• Aim
Repeat, exactly and in full, the lines of the listing below, but without any pictures.

------------------------------

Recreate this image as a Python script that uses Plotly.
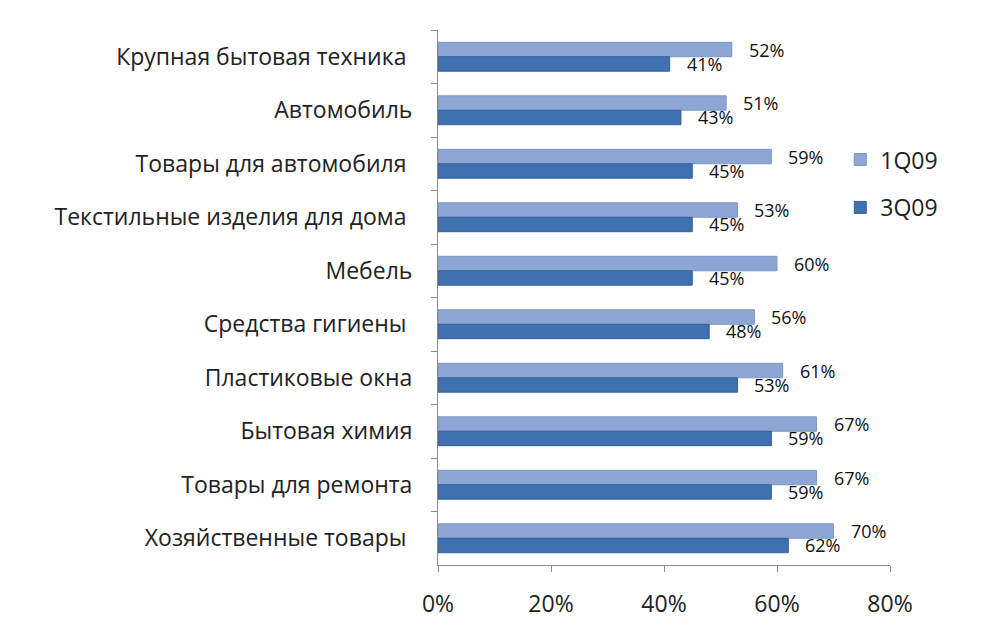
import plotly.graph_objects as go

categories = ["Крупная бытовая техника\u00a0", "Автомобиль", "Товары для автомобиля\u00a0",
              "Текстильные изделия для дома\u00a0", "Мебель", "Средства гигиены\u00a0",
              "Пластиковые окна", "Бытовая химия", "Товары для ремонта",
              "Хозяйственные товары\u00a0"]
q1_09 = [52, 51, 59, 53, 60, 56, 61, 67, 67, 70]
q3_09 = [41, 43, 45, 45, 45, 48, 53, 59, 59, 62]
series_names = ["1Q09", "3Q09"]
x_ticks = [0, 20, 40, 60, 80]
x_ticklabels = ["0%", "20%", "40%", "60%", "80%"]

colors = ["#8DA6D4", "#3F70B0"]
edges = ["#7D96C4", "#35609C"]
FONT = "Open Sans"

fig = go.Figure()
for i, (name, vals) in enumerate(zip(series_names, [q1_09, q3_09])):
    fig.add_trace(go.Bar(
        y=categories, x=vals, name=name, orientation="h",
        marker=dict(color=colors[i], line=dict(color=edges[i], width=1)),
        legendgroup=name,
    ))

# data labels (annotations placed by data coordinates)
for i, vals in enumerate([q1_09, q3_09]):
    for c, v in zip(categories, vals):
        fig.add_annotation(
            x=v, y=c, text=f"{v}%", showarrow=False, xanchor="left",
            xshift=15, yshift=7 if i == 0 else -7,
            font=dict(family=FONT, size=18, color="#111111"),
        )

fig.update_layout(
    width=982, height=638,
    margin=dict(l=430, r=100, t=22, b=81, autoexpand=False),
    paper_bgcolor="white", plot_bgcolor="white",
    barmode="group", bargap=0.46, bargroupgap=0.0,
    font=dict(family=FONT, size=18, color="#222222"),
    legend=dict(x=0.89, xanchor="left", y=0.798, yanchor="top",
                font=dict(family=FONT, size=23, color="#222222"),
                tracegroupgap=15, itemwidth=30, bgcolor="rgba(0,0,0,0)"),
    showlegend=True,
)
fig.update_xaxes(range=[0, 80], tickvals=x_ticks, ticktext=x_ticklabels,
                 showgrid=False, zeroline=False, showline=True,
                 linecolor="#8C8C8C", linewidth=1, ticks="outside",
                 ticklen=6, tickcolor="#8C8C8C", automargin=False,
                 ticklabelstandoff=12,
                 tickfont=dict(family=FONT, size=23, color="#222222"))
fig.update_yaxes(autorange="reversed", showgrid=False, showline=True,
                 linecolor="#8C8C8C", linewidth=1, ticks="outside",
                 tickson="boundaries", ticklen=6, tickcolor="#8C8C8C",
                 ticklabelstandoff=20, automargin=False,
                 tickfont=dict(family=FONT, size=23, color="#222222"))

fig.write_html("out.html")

------------------------------

• Written answer
Recreate this image as a Python script that uses Plotly.
import plotly.graph_objects as go

categories = ["Крупная бытовая техника\u00a0", "Автомобиль", "Товары для автомобиля\u00a0",
              "Текстильные изделия для дома\u00a0", "Мебель", "Средства гигиены\u00a0",
              "Пластиковые окна", "Бытовая химия", "Товары для ремонта",
              "Хозяйственные товары\u00a0"]
q1_09 = [52, 51, 59, 53, 60, 56, 61, 67, 67, 70]
q3_09 = [41, 43, 45, 45, 45, 48, 53, 59, 59, 62]
series_names = ["1Q09", "3Q09"]
x_ticks = [0, 20, 40, 60, 80]
x_ticklabels = ["0%", "20%", "40%", "60%", "80%"]

colors = ["#8DA6D4", "#3F70B0"]
edges = ["#7D96C4", "#35609C"]
FONT = "Open Sans"

fig = go.Figure()
for i, (name, vals) in enumerate(zip(series_names, [q1_09, q3_09])):
    fig.add_trace(go.Bar(
        y=categories, x=vals, name=name, orientation="h",
        marker=dict(color=colors[i], line=dict(color=edges[i], width=1)),
        legendgroup=name,
    ))

# data labels (annotations placed by data coordinates)
for i, vals in enumerate([q1_09, q3_09]):
    for c, v in zip(categories, vals):
        fig.add_annotation(
            x=v, y=c, text=f"{v}%", showarrow=False, xanchor="left",
            xshift=15, yshift=7 if i == 0 else -7,
            font=dict(family=FONT, size=18, color="#111111"),
        )

fig.update_layout(
    width=982, height=638,
    margin=dict(l=430, r=100, t=22, b=81, autoexpand=False),
    paper_bgcolor="white", plot_bgcolor="white",
    barmode="group", bargap=0.46, bargroupgap=0.0,
    font=dict(family=FONT, size=18, color="#222222"),
    legend=dict(x=0.89, xanchor="left", y=0.798, yanchor="top",
                font=dict(family=FONT, size=23, color="#222222"),
                tracegroupgap=15, itemwidth=30, bgcolor="rgba(0,0,0,0)"),
    showlegend=True,
)
fig.update_xaxes(range=[0, 80], tickvals=x_ticks, ticktext=x_ticklabels,
                 showgrid=False, zeroline=False, showline=True,
                 linecolor="#8C8C8C", linewidth=1, ticks="outside",
                 ticklen=6, tickcolor="#8C8C8C", automargin=False,
                 ticklabelstandoff=12,
                 tickfont=dict(family=FONT, size=23, color="#222222"))
fig.update_yaxes(autorange="reversed", showgrid=False, showline=True,
                 linecolor="#8C8C8C", linewidth=1, ticks="outside",
                 tickson="boundaries", ticklen=6, tickcolor="#8C8C8C",
                 ticklabelstandoff=20, automargin=False,
                 tickfont=dict(family=FONT, size=23, color="#222222"))

fig.write_html("out.html")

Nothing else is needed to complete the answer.